:: TASK DETAILS ::
It is required that all of the data be written out exactly.
Start DATA SEGMENT
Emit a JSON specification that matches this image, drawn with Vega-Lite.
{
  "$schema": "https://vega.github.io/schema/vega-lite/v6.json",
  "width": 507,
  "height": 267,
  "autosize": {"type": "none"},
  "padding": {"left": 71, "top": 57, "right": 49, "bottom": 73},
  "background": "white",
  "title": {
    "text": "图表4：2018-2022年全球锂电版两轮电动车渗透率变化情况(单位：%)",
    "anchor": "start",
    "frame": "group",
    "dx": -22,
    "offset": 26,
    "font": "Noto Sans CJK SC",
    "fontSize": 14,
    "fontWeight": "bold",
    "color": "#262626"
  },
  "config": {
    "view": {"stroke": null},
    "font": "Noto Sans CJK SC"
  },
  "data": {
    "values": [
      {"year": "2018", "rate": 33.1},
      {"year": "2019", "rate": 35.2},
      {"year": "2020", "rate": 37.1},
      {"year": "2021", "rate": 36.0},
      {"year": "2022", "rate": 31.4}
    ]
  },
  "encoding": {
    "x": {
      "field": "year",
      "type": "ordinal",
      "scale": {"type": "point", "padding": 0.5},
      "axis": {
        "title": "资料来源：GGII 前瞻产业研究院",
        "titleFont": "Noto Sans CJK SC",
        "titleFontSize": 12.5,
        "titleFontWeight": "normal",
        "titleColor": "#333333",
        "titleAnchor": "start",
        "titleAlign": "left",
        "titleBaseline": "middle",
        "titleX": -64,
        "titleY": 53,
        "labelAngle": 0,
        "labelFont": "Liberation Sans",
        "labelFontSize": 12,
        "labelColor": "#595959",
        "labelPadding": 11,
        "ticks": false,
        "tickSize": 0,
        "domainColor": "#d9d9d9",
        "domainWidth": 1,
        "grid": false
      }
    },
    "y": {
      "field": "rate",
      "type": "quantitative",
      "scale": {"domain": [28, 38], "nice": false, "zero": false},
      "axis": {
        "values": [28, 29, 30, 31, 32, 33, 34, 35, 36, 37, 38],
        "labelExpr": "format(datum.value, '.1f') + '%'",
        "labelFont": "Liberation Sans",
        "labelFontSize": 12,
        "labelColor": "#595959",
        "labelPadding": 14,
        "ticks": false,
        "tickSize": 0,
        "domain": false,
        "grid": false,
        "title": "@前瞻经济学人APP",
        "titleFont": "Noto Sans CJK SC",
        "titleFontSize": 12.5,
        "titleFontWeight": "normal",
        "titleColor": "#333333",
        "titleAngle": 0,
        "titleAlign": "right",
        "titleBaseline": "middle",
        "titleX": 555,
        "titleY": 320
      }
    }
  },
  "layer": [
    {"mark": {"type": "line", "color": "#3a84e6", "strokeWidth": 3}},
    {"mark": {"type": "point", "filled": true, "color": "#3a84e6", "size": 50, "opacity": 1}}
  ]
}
End DATA SEGMENT
:: TASK SOLUTION ::
Emit a JSON specification that matches this image, drawn with Vega-Lite.
{
  "$schema": "https://vega.github.io/schema/vega-lite/v6.json",
  "width": 507,
  "height": 267,
  "autosize": {"type": "none"},
  "padding": {"left": 71, "top": 57, "right": 49, "bottom": 73},
  "background": "white",
  "title": {
    "text": "图表4：2018-2022年全球锂电版两轮电动车渗透率变化情况(单位：%)",
    "anchor": "start",
    "frame": "group",
    "dx": -22,
    "offset": 26,
    "font": "Noto Sans CJK SC",
    "fontSize": 14,
    "fontWeight": "bold",
    "color": "#262626"
  },
  "config": {
    "view": {"stroke": null},
    "font": "Noto Sans CJK SC"
  },
  "data": {
    "values": [
      {"year": "2018", "rate": 33.1},
      {"year": "2019", "rate": 35.2},
      {"year": "2020", "rate": 37.1},
      {"year": "2021", "rate": 36.0},
      {"year": "2022", "rate": 31.4}
    ]
  },
  "encoding": {
    "x": {
      "field": "year",
      "type": "ordinal",
      "scale": {"type": "point", "padding": 0.5},
      "axis": {
        "title": "资料来源：GGII 前瞻产业研究院",
        "titleFont": "Noto Sans CJK SC",
        "titleFontSize": 12.5,
        "titleFontWeight": "normal",
        "titleColor": "#333333",
        "titleAnchor": "start",
        "titleAlign": "left",
        "titleBaseline": "middle",
        "titleX": -64,
        "titleY": 53,
        "labelAngle": 0,
        "labelFont": "Liberation Sans",
        "labelFontSize": 12,
        "labelColor": "#595959",
        "labelPadding": 11,
        "ticks": false,
        "tickSize": 0,
        "domainColor": "#d9d9d9",
        "domainWidth": 1,
        "grid": false
      }
    },
    "y": {
      "field": "rate",
      "type": "quantitative",
      "scale": {"domain": [28, 38], "nice": false, "zero": false},
      "axis": {
        "values": [28, 29, 30, 31, 32, 33, 34, 35, 36, 37, 38],
        "labelExpr": "format(datum.value, '.1f') + '%'",
        "labelFont": "Liberation Sans",
        "labelFontSize": 12,
        "labelColor": "#595959",
        "labelPadding": 14,
        "ticks": false,
        "tickSize": 0,
        "domain": false,
        "grid": false,
        "title": "@前瞻经济学人APP",
        "titleFont": "Noto Sans CJK SC",
        "titleFontSize": 12.5,
        "titleFontWeight": "normal",
        "titleColor": "#333333",
        "titleAngle": 0,
        "titleAlign": "right",
        "titleBaseline": "middle",
        "titleX": 555,
        "titleY": 320
      }
    }
  },
  "layer": [
    {"mark": {"type": "line", "color": "#3a84e6", "strokeWidth": 3}},
    {"mark": {"type": "point", "filled": true, "color": "#3a84e6", "size": 50, "opacity": 1}}
  ]
}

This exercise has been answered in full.